EXERCISE TASK: Lines with "Convert this chart to Apache ECharts code." and "var labelShift = [[8, 2], [0, 0], [13, -3], [17, 2]];" mark the range, both included. Reproduce exactly that stretch, without pictures.

START LISTING

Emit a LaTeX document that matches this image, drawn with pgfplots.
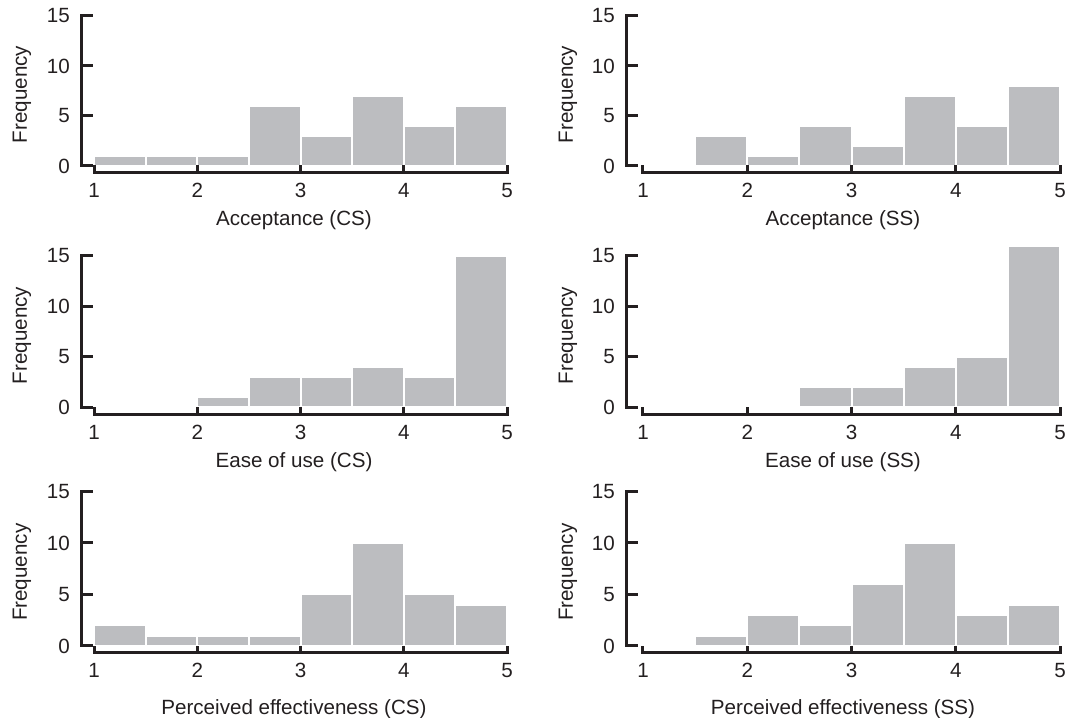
\documentclass[border=0pt]{standalone}
\usepackage{fontspec}
\setmainfont{Liberation Sans}
\usepackage{pgfplots}
\pgfplotsset{compat=1.18}

\definecolor{barg}{RGB}{188,189,192}
\definecolor{axc}{RGB}{35,31,32}

\tikzset{axl/.style={line width=1.5pt, color=axc, line cap=rect}}

\pgfplotsset{
  hist/.style={
    scale only axis, anchor=south west,
    xmax=5, ymax=15,
    axis lines*=left, axis line style={draw=none},
    xtick={1,2,3,4,5}, ytick={0,5,10,15},
    tick align=inside,
    tick style={line width=1.5pt, color=axc, line cap=rect},
    major tick length=5pt,
    xtick style={draw=none},
    /pgf/number format/assume math mode=true,
    ticklabel style={color=axc},
    xticklabel style={yshift=-1.5pt},
    yticklabel style={xshift=-2pt},
    label style={color=axc},
    xlabel style={anchor=center},
    ylabel={Frequency},
    clip=false,
  },
  histbar/.style={ybar, bar width=0.5, fill=barg, draw=white, line width=1pt},
}

% axis lines kept apart at the corner, short inward x ticks
% #1 = x of the y axis line, #2 = y of the x axis line, #3 = top of the x ticks
\newcommand{\histframe}[3]{%
  \draw[axl] (axis cs:#1,0) -- (axis cs:#1,15);
  \draw[axl] (axis cs:1,#2) -- (axis cs:5,#2);
  \draw[axl] (axis cs:1,#2) -- (axis cs:1,#3);
  \draw[axl] (axis cs:2,#2) -- (axis cs:2,#3);
  \draw[axl] (axis cs:3,#2) -- (axis cs:3,#3);
  \draw[axl] (axis cs:4,#2) -- (axis cs:4,#3);
  \draw[axl] (axis cs:5,#2) -- (axis cs:5,#3);
}

\begin{document}
\fontsize{10.3}{12.4}\selectfont
\begin{tikzpicture}

% row 1
\begin{axis}[hist, at={(40.5pt,272.5pt)}, width=213pt, height=78.5pt,
  xmin=0.874, ymin=-0.7,
  xlabel={Acceptance (CS)},
  xlabel style={at={(axis description cs:0.5,-0.30)}},
  ylabel style={at={(axis description cs:-0.1385,0.5)}, anchor=center}]
\addplot[histbar] coordinates {(1.25,1) (1.75,1) (2.25,1) (2.75,6) (3.25,3) (3.75,7) (4.25,4) (4.75,6)};
\histframe{0.874}{-0.7}{-0.1}
\end{axis}

\begin{axis}[hist, at={(313pt,272.5pt)}, width=217pt, height=78.5pt,
  xmin=0.837, ymin=-0.7,
  xlabel={Acceptance (SS)},
  xlabel style={at={(axis description cs:0.5,-0.30)}},
  ylabel style={at={(axis description cs:-0.134,0.5)}, anchor=center}]
\addplot[histbar] coordinates {(1.25,0) (1.75,3) (2.25,1) (2.75,4) (3.25,2) (3.75,7) (4.25,4) (4.75,8)};
\histframe{0.837}{-0.7}{-0.1}
\end{axis}

% row 2
\begin{axis}[hist, at={(40.5pt,151.5pt)}, width=213pt, height=79.5pt,
  xmin=0.874, ymin=-0.79,
  xlabel={Ease of use (CS)},
  xlabel style={at={(axis description cs:0.5,-0.296)}},
  ylabel style={at={(axis description cs:-0.1385,0.5)}, anchor=center}]
\addplot[histbar] coordinates {(1.25,0) (1.75,0) (2.25,1) (2.75,3) (3.25,3) (3.75,4) (4.25,3) (4.75,15)};
\histframe{0.874}{-0.79}{-0.19}
\end{axis}

\begin{axis}[hist, at={(313pt,151.5pt)}, width=217pt, height=79.5pt,
  xmin=0.837, ymin=-0.79,
  xlabel={Ease of use (SS)},
  xlabel style={at={(axis description cs:0.5,-0.296)}},
  ylabel style={at={(axis description cs:-0.134,0.5)}, anchor=center}]
\addplot[histbar] coordinates {(1.25,0) (1.75,0) (2.25,0) (2.75,2) (3.25,2) (3.75,4) (4.25,5) (4.75,16)};
\histframe{0.837}{-0.79}{-0.19}
\end{axis}

% row 3
\begin{axis}[hist, at={(40.5pt,32.5pt)}, width=213pt, height=80.75pt,
  xmin=0.874, ymin=-0.68,
  xlabel={Perceived effectiveness (CS)},
  xlabel style={at={(axis description cs:0.5,-0.347)}},
  ylabel style={at={(axis description cs:-0.1385,0.5)}, anchor=center}]
\addplot[histbar] coordinates {(1.25,2) (1.75,1) (2.25,1) (2.75,1) (3.25,5) (3.75,10) (4.25,5) (4.75,4)};
\histframe{0.874}{-0.68}{-0.1}
\end{axis}

\begin{axis}[hist, at={(313pt,32.5pt)}, width=217pt, height=80.75pt,
  xmin=0.837, ymin=-0.68,
  xlabel={Perceived effectiveness (SS)},
  xlabel style={at={(axis description cs:0.5,-0.347)}},
  ylabel style={at={(axis description cs:-0.134,0.5)}, anchor=center}]
\addplot[histbar] coordinates {(1.25,0) (1.75,1) (2.25,3) (2.75,2) (3.25,6) (3.75,10) (4.25,3) (4.75,4)};
\histframe{0.837}{-0.68}{-0.1}
\end{axis}

\pgfresetboundingbox
\useasboundingbox (0,0) rectangle (536pt,359pt);
\end{tikzpicture}
\end{document}
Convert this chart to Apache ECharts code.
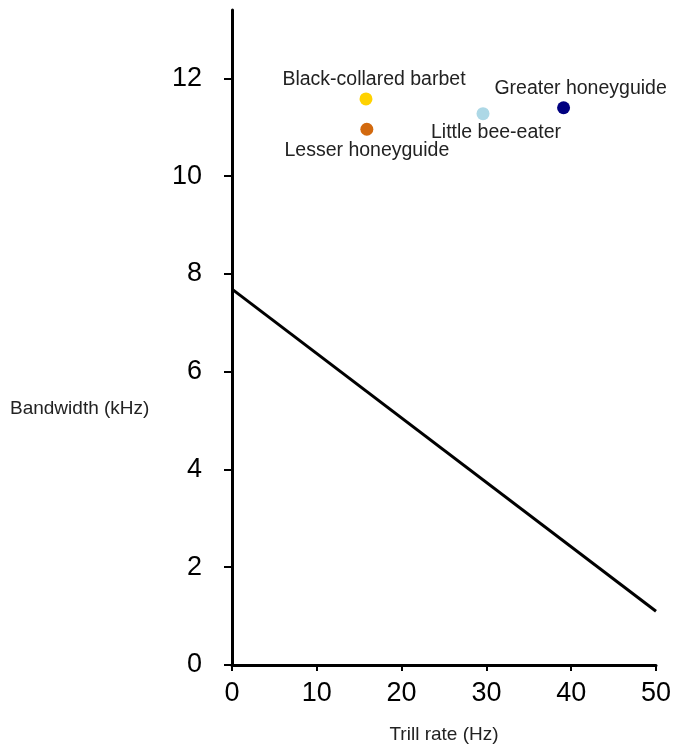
<!DOCTYPE html>
<html>
<head>
<meta charset="utf-8">
<script src="https://cdn.jsdelivr.net/npm/echarts@6/dist/echarts.min.js"></script>
<style>
  html, body { margin: 0; padding: 0; background: #fff; }
  #main { width: 673px; height: 745px; }
</style>
</head>
<body>
<div id="main"></div>
<script>
var species = ['Black-collared barbet', 'Lesser honeyguide', 'Little bee-eater', 'Greater honeyguide'];
var trillRate = [15.8, 15.9, 29.6, 39.1];
var bandwidth = [11.58, 10.96, 11.28, 11.40];
var colors = ['#FFD200', '#D2690E', '#ADD8E6', '#000080'];
var labelPos = ['top', 'bottom', 'bottom', 'top'];
var labelShift = [[8, 2], [0, 0], [13, -3], [17, 2]];

// upper-bound regression line
var lineX = [0, 50];
var lineY = [7.69, 1.10];

var myChart = echarts.init(document.getElementById('main'));
var font = 'Liberation Sans';

var series = species.map(function (name, i) {
    return {
        name: name,
        type: 'scatter',
        symbolSize: 13,
        itemStyle: { color: colors[i], opacity: 1 },
        label: {
            show: true,
            formatter: name,
            position: labelPos[i],
            distance: 5,
            offset: labelShift[i],
            color: '#222',
            fontSize: 19.5,
            fontFamily: font
        },
        data: [[trillRate[i], bandwidth[i]]]
    };
});

series.push({
    name: 'line',
    type: 'line',
    symbol: 'none',
    lineStyle: { color: '#000', width: 3 },
    data: lineX.map(function (x, i) { return [x, lineY[i]]; })
});

myChart.setOption({
    animation: false,
    grid: { left: 232, right: 17, top: 10, bottom: 80, outerBoundsMode: 'none', containLabel: false },
    graphic: [{
        type: 'text',
        left: 10,
        top: 399,
        style: { text: 'Bandwidth (kHz)', fill: '#222', font: '19px "Liberation Sans"' }
    }],
    xAxis: {
        type: 'value',
        min: 0,
        max: 50,
        interval: 10,
        name: 'Trill rate (Hz)',
        nameLocation: 'middle',
        nameGap: 60,
        nameTextStyle: { color: '#222', fontSize: 19, fontFamily: font },
        axisLine: { onZero: false, lineStyle: { color: '#000', width: 3 } },
        axisTick: { show: true, length: 6, lineStyle: { color: '#000', width: 2 } },
        axisLabel: { color: '#000', fontSize: 27, margin: 15, fontFamily: font },
        splitLine: { show: false }
    },
    yAxis: {
        type: 'value',
        min: 0,
        max: 13.4,
        interval: 2,
        axisLine: { show: true, onZero: false, lineStyle: { color: '#000', width: 3 } },
        axisTick: { show: true, length: 8, lineStyle: { color: '#000', width: 2 } },
        axisLabel: { color: '#000', fontSize: 27, margin: 30, showMaxLabel: false, fontFamily: font },
        splitLine: { show: false }
    },
    series: series
});
</script>
</body>
</html>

END LISTING

WRITTEN SOLUTION:
Convert this chart to Apache ECharts code.
<!DOCTYPE html>
<html>
<head>
<meta charset="utf-8">
<script src="https://cdn.jsdelivr.net/npm/echarts@6/dist/echarts.min.js"></script>
<style>
  html, body { margin: 0; padding: 0; background: #fff; }
  #main { width: 673px; height: 745px; }
</style>
</head>
<body>
<div id="main"></div>
<script>
var species = ['Black-collared barbet', 'Lesser honeyguide', 'Little bee-eater', 'Greater honeyguide'];
var trillRate = [15.8, 15.9, 29.6, 39.1];
var bandwidth = [11.58, 10.96, 11.28, 11.40];
var colors = ['#FFD200', '#D2690E', '#ADD8E6', '#000080'];
var labelPos = ['top', 'bottom', 'bottom', 'top'];
var labelShift = [[8, 2], [0, 0], [13, -3], [17, 2]];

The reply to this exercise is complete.